Moving toward demolition
It’s vulnerable to trespassing and the periphery of the site has drawn homeless encampments in recent months. Remote police surveillance units are now set up in the parking lot. In November, police arrested a 43-year-old woman for allegedly setting fire to a portion of the structure, leaving its boarded-up doors engulfed in flames by the time officers arrived.
“The building itself is pretty dilapidated,” Gomez wrote via email, “so the primary reason to bring it down before winter is for safety purposes.”
The Intermountain Healthcare subsidiary owns all but a handful of parcels on the northeast corner of the Sears block, which are occupied by the restaurant known as Sapa, a bar called Purgatory and a retail business, Retrospect Water & Light.

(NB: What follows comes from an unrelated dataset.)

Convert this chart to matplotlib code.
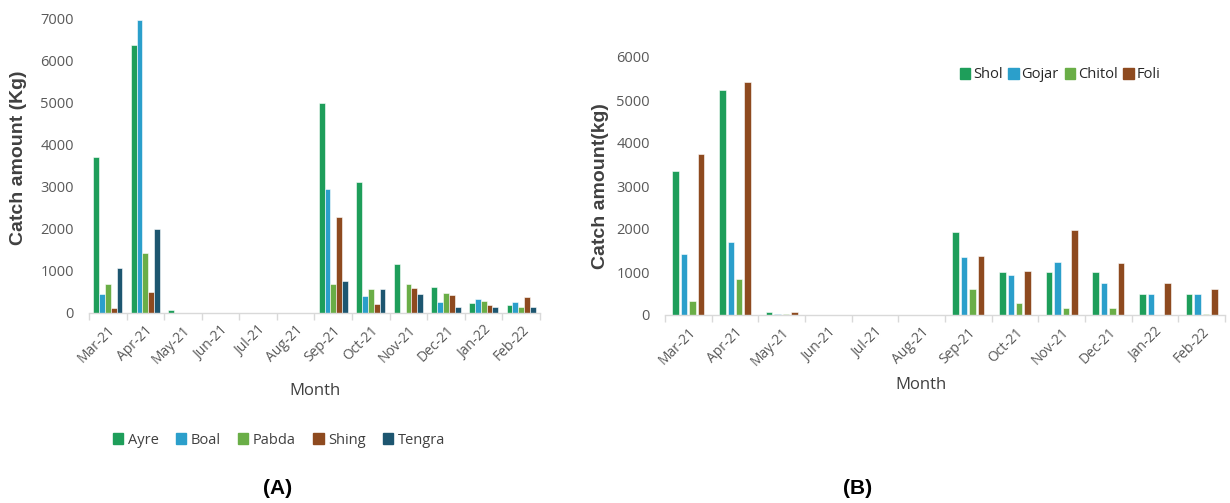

Taco stands ply a busy trade on adjacent sidewalks.
Stefani James, special projects assistant with the city’s Department of Community and Neighborhoods, wrote in an email that as part of their application, officials at Intermountain have discussed “taking down everything on the south side of that block.”
Both the vacant Sears store and the L-shaped Sears Auto Shop closer to Main Street sit on a portion of the main six-acre parcel on the south half of the block, located between 700 South and 800 South between Main and State streets.
Meanwhile, James said, no future plans for developing the block have been submitted to the city’s building services.
The city doesn’t require a reuse plan before Intermountain might be allowed to tear down the buildings, but the company does need to indicate the future use of the property — and, according to Norris, it hadn’t done that as of last week.